▸ **Provided material**
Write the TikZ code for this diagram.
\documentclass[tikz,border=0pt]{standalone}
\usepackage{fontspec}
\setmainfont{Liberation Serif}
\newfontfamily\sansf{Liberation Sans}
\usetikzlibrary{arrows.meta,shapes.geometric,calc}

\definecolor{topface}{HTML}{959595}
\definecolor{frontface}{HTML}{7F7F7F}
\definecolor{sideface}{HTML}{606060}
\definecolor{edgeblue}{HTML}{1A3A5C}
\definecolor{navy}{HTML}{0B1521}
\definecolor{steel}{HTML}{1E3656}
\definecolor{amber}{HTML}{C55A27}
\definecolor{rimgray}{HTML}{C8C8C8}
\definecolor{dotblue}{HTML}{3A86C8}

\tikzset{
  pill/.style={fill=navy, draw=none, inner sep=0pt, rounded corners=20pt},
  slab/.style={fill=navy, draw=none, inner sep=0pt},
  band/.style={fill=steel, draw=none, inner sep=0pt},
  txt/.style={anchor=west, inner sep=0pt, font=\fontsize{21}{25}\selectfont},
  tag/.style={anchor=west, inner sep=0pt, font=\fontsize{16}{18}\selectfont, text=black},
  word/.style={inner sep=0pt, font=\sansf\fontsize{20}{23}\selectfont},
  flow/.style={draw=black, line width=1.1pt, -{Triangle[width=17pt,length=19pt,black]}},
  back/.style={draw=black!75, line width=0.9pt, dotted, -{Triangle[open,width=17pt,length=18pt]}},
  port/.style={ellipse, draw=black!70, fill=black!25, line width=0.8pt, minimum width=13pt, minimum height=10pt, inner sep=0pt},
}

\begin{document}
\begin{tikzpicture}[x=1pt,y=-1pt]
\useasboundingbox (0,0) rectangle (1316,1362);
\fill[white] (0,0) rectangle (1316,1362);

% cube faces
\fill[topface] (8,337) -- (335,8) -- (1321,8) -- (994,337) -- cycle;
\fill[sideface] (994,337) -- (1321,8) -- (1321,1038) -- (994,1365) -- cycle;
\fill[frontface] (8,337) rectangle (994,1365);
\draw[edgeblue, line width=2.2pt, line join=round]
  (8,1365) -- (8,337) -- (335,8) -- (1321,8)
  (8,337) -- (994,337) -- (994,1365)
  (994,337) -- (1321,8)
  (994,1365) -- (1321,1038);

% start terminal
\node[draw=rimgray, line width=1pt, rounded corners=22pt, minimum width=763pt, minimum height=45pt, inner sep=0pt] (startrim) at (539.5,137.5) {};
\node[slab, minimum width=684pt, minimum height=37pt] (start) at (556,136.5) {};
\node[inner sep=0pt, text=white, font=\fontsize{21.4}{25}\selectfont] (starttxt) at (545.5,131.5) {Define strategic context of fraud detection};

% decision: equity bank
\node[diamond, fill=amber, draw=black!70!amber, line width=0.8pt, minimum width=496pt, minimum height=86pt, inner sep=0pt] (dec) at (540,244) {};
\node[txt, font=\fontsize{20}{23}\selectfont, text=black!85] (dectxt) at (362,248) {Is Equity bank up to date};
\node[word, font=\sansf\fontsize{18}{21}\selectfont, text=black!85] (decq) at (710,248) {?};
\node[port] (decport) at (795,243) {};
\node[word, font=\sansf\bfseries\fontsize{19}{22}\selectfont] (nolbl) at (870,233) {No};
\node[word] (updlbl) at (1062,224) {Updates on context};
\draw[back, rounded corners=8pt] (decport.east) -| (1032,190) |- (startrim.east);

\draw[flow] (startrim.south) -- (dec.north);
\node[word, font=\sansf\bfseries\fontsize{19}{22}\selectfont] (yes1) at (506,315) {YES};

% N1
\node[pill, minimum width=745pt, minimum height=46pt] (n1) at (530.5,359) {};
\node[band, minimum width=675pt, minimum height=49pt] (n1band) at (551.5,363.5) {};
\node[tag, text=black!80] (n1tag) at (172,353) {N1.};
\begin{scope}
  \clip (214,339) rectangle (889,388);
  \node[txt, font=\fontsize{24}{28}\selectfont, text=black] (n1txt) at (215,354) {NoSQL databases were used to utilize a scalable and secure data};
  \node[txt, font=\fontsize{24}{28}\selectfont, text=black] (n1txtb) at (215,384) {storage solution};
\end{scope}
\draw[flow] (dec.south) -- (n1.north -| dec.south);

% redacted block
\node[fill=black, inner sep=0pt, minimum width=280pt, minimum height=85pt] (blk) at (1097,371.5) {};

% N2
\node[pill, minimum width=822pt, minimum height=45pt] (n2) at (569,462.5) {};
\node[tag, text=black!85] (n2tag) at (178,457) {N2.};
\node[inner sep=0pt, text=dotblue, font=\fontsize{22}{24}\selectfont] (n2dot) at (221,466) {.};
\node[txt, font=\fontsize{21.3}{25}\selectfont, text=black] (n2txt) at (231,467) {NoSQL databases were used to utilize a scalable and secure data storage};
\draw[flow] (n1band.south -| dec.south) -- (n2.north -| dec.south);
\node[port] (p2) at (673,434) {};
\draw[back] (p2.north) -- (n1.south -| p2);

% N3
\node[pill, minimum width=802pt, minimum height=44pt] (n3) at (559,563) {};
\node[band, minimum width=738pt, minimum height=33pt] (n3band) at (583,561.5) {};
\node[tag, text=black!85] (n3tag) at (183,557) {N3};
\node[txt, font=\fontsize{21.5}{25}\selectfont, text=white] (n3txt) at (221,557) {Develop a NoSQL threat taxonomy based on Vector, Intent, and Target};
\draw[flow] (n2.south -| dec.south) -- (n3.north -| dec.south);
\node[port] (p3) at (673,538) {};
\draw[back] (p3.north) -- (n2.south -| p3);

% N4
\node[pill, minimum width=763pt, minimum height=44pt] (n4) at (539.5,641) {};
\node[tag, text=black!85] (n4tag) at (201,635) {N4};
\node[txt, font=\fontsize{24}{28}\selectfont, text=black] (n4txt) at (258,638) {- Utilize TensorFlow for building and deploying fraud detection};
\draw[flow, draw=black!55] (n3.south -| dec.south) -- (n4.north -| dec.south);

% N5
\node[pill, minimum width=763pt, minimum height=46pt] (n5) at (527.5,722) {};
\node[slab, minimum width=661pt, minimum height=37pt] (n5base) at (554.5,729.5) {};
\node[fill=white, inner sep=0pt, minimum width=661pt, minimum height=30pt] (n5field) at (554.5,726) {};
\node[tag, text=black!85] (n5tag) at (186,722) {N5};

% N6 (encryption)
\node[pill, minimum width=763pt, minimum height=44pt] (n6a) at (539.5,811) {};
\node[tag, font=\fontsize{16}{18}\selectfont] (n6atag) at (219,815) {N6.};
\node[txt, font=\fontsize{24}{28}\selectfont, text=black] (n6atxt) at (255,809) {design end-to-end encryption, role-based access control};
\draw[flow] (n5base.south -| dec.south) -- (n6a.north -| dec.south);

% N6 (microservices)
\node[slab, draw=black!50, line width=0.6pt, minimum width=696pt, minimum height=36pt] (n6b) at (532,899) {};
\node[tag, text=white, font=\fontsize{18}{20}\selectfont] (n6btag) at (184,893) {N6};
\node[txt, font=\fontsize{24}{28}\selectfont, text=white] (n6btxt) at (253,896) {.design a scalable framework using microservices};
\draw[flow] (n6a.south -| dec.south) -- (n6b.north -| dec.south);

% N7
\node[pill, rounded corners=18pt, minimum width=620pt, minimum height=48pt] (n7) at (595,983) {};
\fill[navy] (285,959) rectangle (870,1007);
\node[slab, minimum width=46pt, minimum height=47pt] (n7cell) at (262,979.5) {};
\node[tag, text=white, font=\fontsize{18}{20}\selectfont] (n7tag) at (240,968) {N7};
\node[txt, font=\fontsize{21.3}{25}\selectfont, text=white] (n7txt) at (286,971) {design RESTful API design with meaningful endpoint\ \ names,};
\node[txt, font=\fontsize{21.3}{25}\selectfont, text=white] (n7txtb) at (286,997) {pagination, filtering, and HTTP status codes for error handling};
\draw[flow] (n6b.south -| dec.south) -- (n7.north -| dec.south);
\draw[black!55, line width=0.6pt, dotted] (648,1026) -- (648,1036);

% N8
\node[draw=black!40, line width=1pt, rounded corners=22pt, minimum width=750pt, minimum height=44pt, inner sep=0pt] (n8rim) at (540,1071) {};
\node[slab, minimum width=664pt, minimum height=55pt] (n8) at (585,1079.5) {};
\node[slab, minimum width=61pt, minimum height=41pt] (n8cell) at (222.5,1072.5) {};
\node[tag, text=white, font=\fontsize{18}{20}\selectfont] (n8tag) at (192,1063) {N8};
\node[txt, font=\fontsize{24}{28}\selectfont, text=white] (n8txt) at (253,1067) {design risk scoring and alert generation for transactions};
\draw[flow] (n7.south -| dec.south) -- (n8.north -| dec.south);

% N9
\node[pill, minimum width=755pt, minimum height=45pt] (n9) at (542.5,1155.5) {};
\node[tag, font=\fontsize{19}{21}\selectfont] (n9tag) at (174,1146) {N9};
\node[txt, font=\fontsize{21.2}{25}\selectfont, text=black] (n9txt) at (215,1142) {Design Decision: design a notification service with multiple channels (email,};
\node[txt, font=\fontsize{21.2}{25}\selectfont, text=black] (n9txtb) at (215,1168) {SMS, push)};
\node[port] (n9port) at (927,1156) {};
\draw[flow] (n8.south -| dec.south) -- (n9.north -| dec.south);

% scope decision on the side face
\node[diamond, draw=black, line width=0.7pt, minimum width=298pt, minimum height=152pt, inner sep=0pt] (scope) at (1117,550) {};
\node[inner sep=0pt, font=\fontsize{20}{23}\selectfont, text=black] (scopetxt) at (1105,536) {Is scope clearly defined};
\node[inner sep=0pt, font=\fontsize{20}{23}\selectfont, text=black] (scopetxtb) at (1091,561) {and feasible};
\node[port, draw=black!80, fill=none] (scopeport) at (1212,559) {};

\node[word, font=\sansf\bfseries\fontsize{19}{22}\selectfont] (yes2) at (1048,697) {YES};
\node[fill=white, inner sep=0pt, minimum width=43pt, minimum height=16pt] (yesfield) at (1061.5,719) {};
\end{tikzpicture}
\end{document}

* * *

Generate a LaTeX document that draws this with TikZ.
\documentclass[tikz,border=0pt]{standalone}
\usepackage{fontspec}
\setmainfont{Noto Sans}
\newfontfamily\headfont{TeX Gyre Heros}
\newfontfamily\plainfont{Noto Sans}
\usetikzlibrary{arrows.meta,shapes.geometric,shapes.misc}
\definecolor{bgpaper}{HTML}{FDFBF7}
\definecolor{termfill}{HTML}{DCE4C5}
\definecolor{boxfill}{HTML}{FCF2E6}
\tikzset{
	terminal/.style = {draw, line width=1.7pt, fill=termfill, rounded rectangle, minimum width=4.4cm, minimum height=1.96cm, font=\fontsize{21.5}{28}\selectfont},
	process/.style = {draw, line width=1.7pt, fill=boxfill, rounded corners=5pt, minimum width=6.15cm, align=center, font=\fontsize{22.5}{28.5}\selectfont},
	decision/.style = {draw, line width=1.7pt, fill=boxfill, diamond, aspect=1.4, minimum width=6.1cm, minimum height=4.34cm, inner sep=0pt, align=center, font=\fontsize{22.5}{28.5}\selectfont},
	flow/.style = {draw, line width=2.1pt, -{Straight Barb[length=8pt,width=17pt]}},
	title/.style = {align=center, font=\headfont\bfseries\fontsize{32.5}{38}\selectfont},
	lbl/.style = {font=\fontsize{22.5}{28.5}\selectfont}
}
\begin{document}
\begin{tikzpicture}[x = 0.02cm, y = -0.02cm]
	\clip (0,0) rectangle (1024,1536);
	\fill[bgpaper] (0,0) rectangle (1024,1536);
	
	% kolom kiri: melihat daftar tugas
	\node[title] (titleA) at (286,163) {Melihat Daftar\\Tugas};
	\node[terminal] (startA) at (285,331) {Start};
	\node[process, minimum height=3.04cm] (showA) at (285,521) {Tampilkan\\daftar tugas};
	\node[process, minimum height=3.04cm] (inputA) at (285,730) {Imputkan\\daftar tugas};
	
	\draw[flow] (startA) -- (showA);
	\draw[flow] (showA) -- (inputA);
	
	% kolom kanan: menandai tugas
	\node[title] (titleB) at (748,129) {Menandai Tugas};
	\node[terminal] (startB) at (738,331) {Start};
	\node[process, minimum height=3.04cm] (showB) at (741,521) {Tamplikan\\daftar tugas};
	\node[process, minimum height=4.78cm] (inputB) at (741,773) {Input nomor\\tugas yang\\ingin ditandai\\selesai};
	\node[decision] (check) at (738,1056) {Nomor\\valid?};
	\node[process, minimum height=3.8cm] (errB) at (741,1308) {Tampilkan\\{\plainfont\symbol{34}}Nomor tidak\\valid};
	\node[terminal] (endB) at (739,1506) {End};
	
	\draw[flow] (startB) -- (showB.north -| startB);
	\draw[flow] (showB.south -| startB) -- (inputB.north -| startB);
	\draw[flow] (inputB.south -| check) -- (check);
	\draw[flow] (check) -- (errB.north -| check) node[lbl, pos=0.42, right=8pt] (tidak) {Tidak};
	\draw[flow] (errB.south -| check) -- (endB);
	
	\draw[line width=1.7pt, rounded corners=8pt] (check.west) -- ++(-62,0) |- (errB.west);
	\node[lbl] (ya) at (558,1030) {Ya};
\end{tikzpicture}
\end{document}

▸ **Prompt**
List all lines above in which the string "with" appears.

▸ **Task response**
\node[txt, font=\fontsize{21.3}{25}\selectfont, text=white] (n7txt) at (286,971) {design RESTful API design with meaningful endpoint\ \ names,};
\node[txt, font=\fontsize{21.2}{25}\selectfont, text=black] (n9txt) at (215,1142) {Design Decision: design a notification service with multiple channels (email,};
Generate a LaTeX document that draws this with TikZ.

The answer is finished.